Check For Consistent Spacing

Pick one spacing style and stick with it across the site. A mix of “word—word” and “word — word” looks like an editing miss.

Second Example Of Em Dash Sentence For Academic Writing

Academic writing can handle em dashes, as long as you don’t let them turn the tone casual. Keep inserts short and factual, and keep the surrounding sentences clear.

Here are two academic-leaning patterns that still feel polished:

  • The results—measured across three trials—lined up with the hypothesis.
  • The primary source—published in 1998—states the claim directly.

Both lines use the dash to attach a brief qualifier without burying the main statement.

When To Avoid Em Dashes Entirely

There are moments when the dash is the wrong vibe.

  • Highly formal documents: some institutions prefer commas, semicolons, or parentheses.
  • Dense technical instructions: too many interruptions can slow comprehension.
  • Very short sentences: a dash can feel oversized when the sentence is only five words long.

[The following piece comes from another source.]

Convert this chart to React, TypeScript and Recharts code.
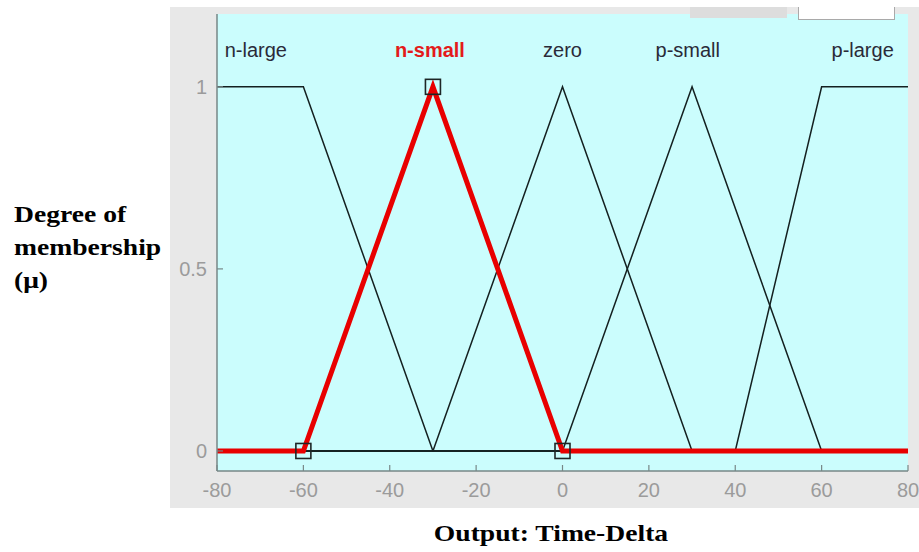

If you still want the idea of an insert, try a separate short sentence. It often reads cleaner and feels more confident.

Punctuation Choice Cheat Sheet

This table helps you pick punctuation based on intent and tone. Use it while revising headlines, intros, and section transitions where pacing matters most.

Your Intent Best Punctuation What It Signals
Soft extra detail Comma Light pause, steady flow
Optional side note Parentheses Whispered aside
Structured payoff Colon Explanation or list coming
Bold pause or turn Em dash Break in thought, emphasis
Two related independent clauses Semicolon Linked ideas with balance
Range like years or pages En dash From–to connection

A Simple Drafting Habit That Makes Dashes Work

Here’s a drafting habit that keeps em dashes sharp: write the sentence without the dash first. Get the base thought clear. Then add the dash only if it improves rhythm or clarity.

This habit stops “dash drift,” where a writer keeps adding inserts because it feels stylish. The dash should earn its spot by making the sentence easier to read or harder to misread.

Practice: Build Three Sentences In Five Minutes

If you want this to stick, do a tiny drill. Grab any paragraph you wrote recently and make three versions of one sentence:

  1. Version with commas.
  2. Version with parentheses.
  3. Version with an em dash.

Read them out loud. Pick the one that matches your tone and keeps the point clear on the first pass.